Carey Forest, University of Wisconsin, Madison
Shocks, Winds and Reconnection in the Big Red Ball
Dr. Cary B Forest received a Bachelor of Science degree from the University of Wisconsin in 1982 in the Applied Math, Engineering and Physics program. He received a Magnetic Fusion Energy Science Fellowship from the DoE to attend graduate school at Princeton University where he received a Ph.D. in 1992 in the Astrophysical Sciences department. His thesis, supervised by Dr. Masayuki Ono at the Princeton Plasma Physics Laboratory, received the Simon Ramo Award for Outstanding Doctoral Thesis Research in Plasma Physics from the APS. In the course of his thesis work he invented and demonstrated a non-inductive method of tokamak formation based upon the bootstrap current.
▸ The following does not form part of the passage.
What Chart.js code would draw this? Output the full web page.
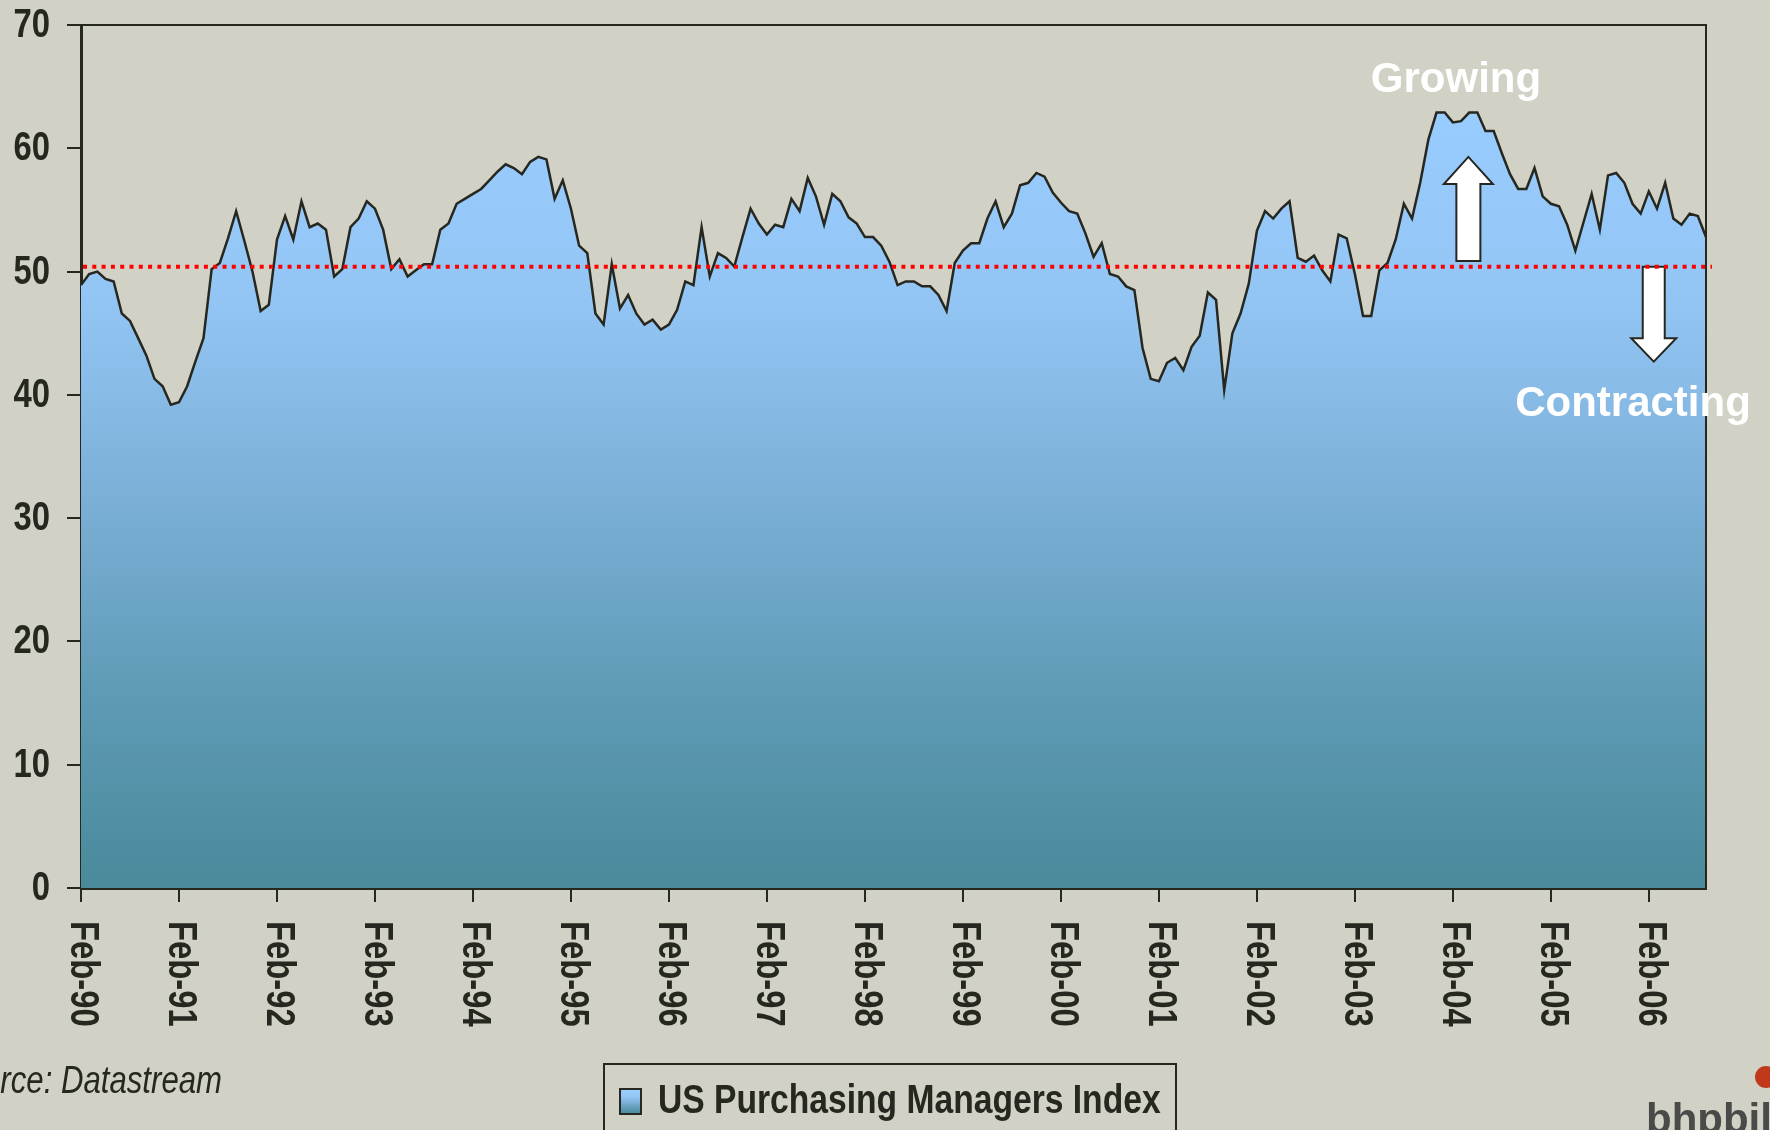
<!DOCTYPE html>
<html lang="en">
  <head>
    <meta charset="UTF-8" />
    <title>US Purchasing Managers Index</title>
    <script src="https://cdn.jsdelivr.net/npm/chart.js"></script>
    <style>
      html, body { margin: 0; padding: 0; background: #d1d1c5; }
      canvas { display: block; }
    </style>
  </head>
  <body>
    <canvas id="pmiChart" width="1770" height="1130"></canvas>

    <script>
      // monthly index, Feb-90 .. Sep-06
      let pmi = [
        48.9, 49.8, 50.0, 49.4, 49.2, 46.6, 46.0, 44.6, 43.2, 41.3, 40.7, 39.2, 39.4, 40.7, 42.7, 44.6, 50.2, 50.7, 52.7, 54.9,
        52.5, 50.0, 46.8, 47.3, 52.6, 54.5, 52.6, 55.7, 53.6, 53.9, 53.4, 49.6, 50.2, 53.6, 54.3, 55.7, 55.1, 53.4, 50.2, 51.0,
        49.6, 50.1, 50.6, 50.6, 53.4, 53.9, 55.5, 55.9, 56.3, 56.7, 57.4, 58.1, 58.7, 58.4, 57.9, 58.9, 59.3, 59.1, 55.9, 57.4,
        55.1, 52.1, 51.5, 46.6, 45.7, 50.6, 47.0, 48.1, 46.6, 45.7, 46.1, 45.3, 45.7, 46.9, 49.2, 48.9, 53.6, 49.6, 51.5, 51.1,
        50.4, 52.8, 55.1, 53.9, 53.0, 53.8, 53.6, 55.9, 54.9, 57.6, 56.1, 53.8, 56.3, 55.7, 54.4, 53.9, 52.8, 52.8, 52.1, 50.8,
        48.9, 49.2, 49.2, 48.8, 48.8, 48.1, 46.8, 50.7, 51.7, 52.3, 52.3, 54.3, 55.7, 53.6, 54.7, 57.0, 57.2, 58.0, 57.7, 56.4,
        55.6, 54.9, 54.7, 53.1, 51.2, 52.3, 49.8, 49.6, 48.8, 48.5, 43.8, 41.3, 41.1, 42.6, 43.0, 42.0, 43.9, 44.8, 48.3, 47.7,
        40.4, 45.0, 46.6, 49.0, 53.3, 54.9, 54.3, 55.1, 55.7, 51.1, 50.8, 51.3, 50.1, 49.2, 53.0, 52.7, 49.8, 46.4, 46.4, 50.1,
        50.7, 52.6, 55.5, 54.3, 57.2, 60.7, 62.9, 62.9, 62.1, 62.2, 62.9, 62.9, 61.4, 61.4, 59.6, 57.9, 56.7, 56.7, 58.4, 56.1,
        55.5, 55.3, 53.8, 51.7, 54.0, 56.3, 53.4, 57.8, 58.0, 57.2, 55.5, 54.7, 56.5, 55.1, 57.2, 54.3, 53.8, 54.7, 54.5, 52.8,
      ];

      let monthNames = ['Jan', 'Feb', 'Mar', 'Apr', 'May', 'Jun', 'Jul', 'Aug', 'Sep', 'Oct', 'Nov', 'Dec'];
      let months = pmi.map(function (v, i) {
        let yr = (1990 + Math.floor((i + 1) / 12)) % 100;
        return monthNames[(i + 1) % 12] + '-' + String(yr).padStart(2, '0');
      });

      let yearTicks = [
        'Feb-90', 'Feb-91', 'Feb-92', 'Feb-93', 'Feb-94', 'Feb-95', 'Feb-96', 'Feb-97', 'Feb-98',
        'Feb-99', 'Feb-00', 'Feb-01', 'Feb-02', 'Feb-03', 'Feb-04', 'Feb-05', 'Feb-06',
      ];
      let yTicks = [0, 10, 20, 30, 40, 50, 60, 70];
      let threshold = 50.4;

      let ink = '#26271f';
      let sans = "'Liberation Sans', Arial, sans-serif";
      let narrowScale = 0.82; // no Arial Narrow here, so squeeze Liberation Sans

      function areaGradient(c, top, bottom) {
        let g = c.createLinearGradient(0, top, 0, bottom);
        g.addColorStop(0, '#9acdff');
        g.addColorStop(0.1, '#99ccff');
        g.addColorStop(0.32, '#93c5f4');
        g.addColorStop(0.55, '#7bafd6');
        g.addColorStop(0.78, '#5e9ab5');
        g.addColorStop(1, '#4a8a9b');
        return g;
      }

      // text drawn with a horizontal squeeze, to look like a narrow face
      function narrowText(c, text, x, y, rotation) {
        c.save();
        c.translate(x, y);
        if (rotation) c.rotate(rotation);
        c.scale(narrowScale, 1);
        c.fillText(text, 0, 0);
        c.restore();
      }

      function arrow(c, x, yBase, yHeadBase, yTip, shaftHalf, headHalf) {
        c.beginPath();
        c.moveTo(x - shaftHalf, yBase);
        c.lineTo(x - shaftHalf, yHeadBase);
        c.lineTo(x - headHalf, yHeadBase);
        c.lineTo(x, yTip);
        c.lineTo(x + headHalf, yHeadBase);
        c.lineTo(x + shaftHalf, yHeadBase);
        c.lineTo(x + shaftHalf, yBase);
        c.closePath();
        c.fillStyle = '#ffffff';
        c.fill();
        c.lineWidth = 2;
        c.strokeStyle = ink;
        c.stroke();
      }

      var decorations = {
        id: 'decorations',
        beforeDraw(chart) {
          let c = chart.ctx;
          c.save();
          c.fillStyle = '#d1d1c5';
          c.fillRect(0, 0, chart.width, chart.height);
          c.restore();
        },
        afterDatasetsDraw(chart) {
          let c = chart.ctx;
          let a = chart.chartArea;
          let x = chart.scales.x;
          let y = chart.scales.y;

          c.save();
          // growing / contracting arrows
          arrow(c, x.getPixelForValue(169.9), y.getPixelForValue(50.85), y.getPixelForValue(57.1), y.getPixelForValue(59.3), 12, 24.5);
          arrow(c, x.getPixelForValue(192.6), y.getPixelForValue(50.4), y.getPixelForValue(44.6), y.getPixelForValue(42.7), 11, 22.5);

          // 50 line
          let ty = y.getPixelForValue(threshold);
          c.strokeStyle = '#ff0000';
          c.lineWidth = 4;
          c.setLineDash([4, 5.3]);
          c.beginPath();
          c.moveTo(a.left + 2, ty);
          c.lineTo(a.right + 6, ty);
          c.stroke();
          c.setLineDash([]);

          // frame top + right
          c.strokeStyle = ink;
          c.lineWidth = 2;
          c.beginPath();
          c.moveTo(a.left, a.top);
          c.lineTo(a.right, a.top);
          c.lineTo(a.right, a.bottom);
          c.stroke();

          c.fillStyle = '#ffffff';
          c.font = 'bold 42px ' + sans;
          c.textAlign = 'center';
          c.textBaseline = 'middle';
          c.fillText('Growing', 1456, 80);
          c.fillText('Contracting', 1633, 404);
          c.restore();
        },
        afterDraw(chart) {
          let c = chart.ctx;
          let a = chart.chartArea;
          let x = chart.scales.x;
          let y = chart.scales.y;

          c.save();
          c.fillStyle = ink;
          c.font = 'bold 40px ' + sans;

          // y labels
          c.textAlign = 'right';
          c.textBaseline = 'middle';
          yTicks.forEach(function (v) {
            narrowText(c, String(v), a.left - 31, y.getPixelForValue(v) + 1);
          });

          // x labels, rotated clockwise
          c.textAlign = 'left';
          yearTicks.forEach(function (lbl) {
            let px = x.getPixelForValue(months.indexOf(lbl));
            narrowText(c, lbl, px + 1, a.bottom + 33, Math.PI / 2);
          });

          // source
          c.font = 'italic 38px ' + sans;
          c.textAlign = 'right';
          narrowText(c, 'Source: Datastream', 222, 1082);

          // legend
          let ds = chart.data.datasets[0];
          c.strokeStyle = ink;
          c.lineWidth = 2;
          c.strokeRect(604, 1064, 572, 90);
          c.fillStyle = areaGradient(c, 1089, 1114);
          c.fillRect(620, 1089, 21, 25);
          c.strokeRect(620, 1089, 21, 25);
          c.fillStyle = ink;
          c.font = 'bold 41px ' + sans;
          c.textAlign = 'left';
          narrowText(c, ds.label, 658, 1102);

          // logo
          c.fillStyle = '#c0391b';
          c.beginPath();
          c.arc(1766, 1077, 11, 0, Math.PI * 2);
          c.fill();
          c.fillStyle = '#4a4a48';
          c.font = 'bold 42px ' + sans;
          c.textBaseline = 'alphabetic';
          c.fillText('bhpbilliton', 1646, 1133);
          c.restore();
        },
      };

      var pmiChart = new Chart(document.getElementById('pmiChart'), {
        type: 'line',
        data: {
          labels: months,
          datasets: [
            {
              label: 'US Purchasing Managers Index',
              data: pmi,
              borderColor: ink,
              borderWidth: 2.5,
              pointRadius: 0,
              tension: 0,
              fill: 'origin',
              backgroundColor: function (context) {
                let area = context.chart.chartArea;
                if (!area) return '#99ccff';
                return areaGradient(context.chart.ctx, area.top, area.bottom);
              },
            },
          ],
        },
        options: {
          responsive: false,
          animation: false,
          devicePixelRatio: 1,
          layout: { padding: { top: 25, right: 64, left: 0, bottom: 0 } },
          plugins: {
            legend: { display: false },
            tooltip: { enabled: false },
          },
          scales: {
            x: {
              type: 'category',
              offset: false,
              afterBuildTicks: function (axis) {
                axis.ticks = axis.ticks.filter(function (t) {
                  return yearTicks.includes(months[t.value]);
                });
              },
              afterFit: function (axis) {
                axis.height = 242;
              },
              ticks: { display: false, autoSkip: false },
              grid: {
                drawOnChartArea: false,
                drawTicks: true,
                tickLength: 14,
                color: ink,
                lineWidth: 2,
              },
              border: { display: true, color: ink, width: 3 },
            },
            y: {
              min: 0,
              max: 70,
              afterBuildTicks: function (axis) {
                axis.ticks = yTicks.map(function (v) {
                  return { value: v };
                });
              },
              afterFit: function (axis) {
                axis.width = 81;
                axis.paddingTop = 0;
                axis.paddingBottom = 0;
              },
              ticks: { display: false },
              grid: {
                drawOnChartArea: false,
                drawTicks: true,
                tickLength: 14,
                color: ink,
                lineWidth: 2,
              },
              border: { display: true, color: ink, width: 3 },
            },
          },
        },
        plugins: [decorations],
      });
    </script>
  </body>
</html>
After graduate school he spent 5 years working at General Atomics as a Scientist where his work focused on studies of plasma resistivity, non-inductive current drive, rf heating of plasmas and MHD instabilities in tokamak plasmas (at the time GA operated the largest US tokamak research program). The analysis technique Forest developed during this time for measuring the non-inductive currents driven in tokamaks has since been implemented in most of the world’s large tokamaks and played a central role in validating the heating and current drive models being used to predict their behavior on Iter. At the UW, Forest has received the Romnes Fellowship, the Vilas Associate Award and the Kellett Mid Career Award. Nationally, he is the recipient of the Alfred P. Sloan Fellowship, the David and Lucille Packard Foundation Fellowship, and a Research Award from the Alexander von Humboldt Foundation. He has served as Director of the NSF Physics Frontier Center for Magnetic Self-Organization. He is a fellow of the American Physical Society.
Areas of Technical Specialization:
Forest’s research program in experimental plasma physics is on the border between nuclear fusion research and the discipline of laboratory plasma astrophysics. This includes research on liquid metal dynamos and MHD turbulence; research on MHD instabilities in line-tied plasmas and their stabilization by moving metal walls; studies of heat, current transport, and non-inductive currents in tokamaks and RFPs, and most recently a major new initiative on flow-dominated, rather than magnetically dominated plasmas. During his time at Wisconsin, Forest’s group has brought into operation four new major experiments, including the Madison Dynamo Experiment (sodium), the Rotating Wall Machine, the Plasma Couette Experiment, and the Wisconsin Plasma Astrophysics Laboratory. Three of Forest’s PhD students have won the Marshall Rosenbluth Thesis Award of the APS. Most recently, Forest invented a possible avenue for creating a plasma-based experiment for studying astrophysical dynamos, and demonstrated the key principle for stirring unmagnetized plasma in a prototype experiment.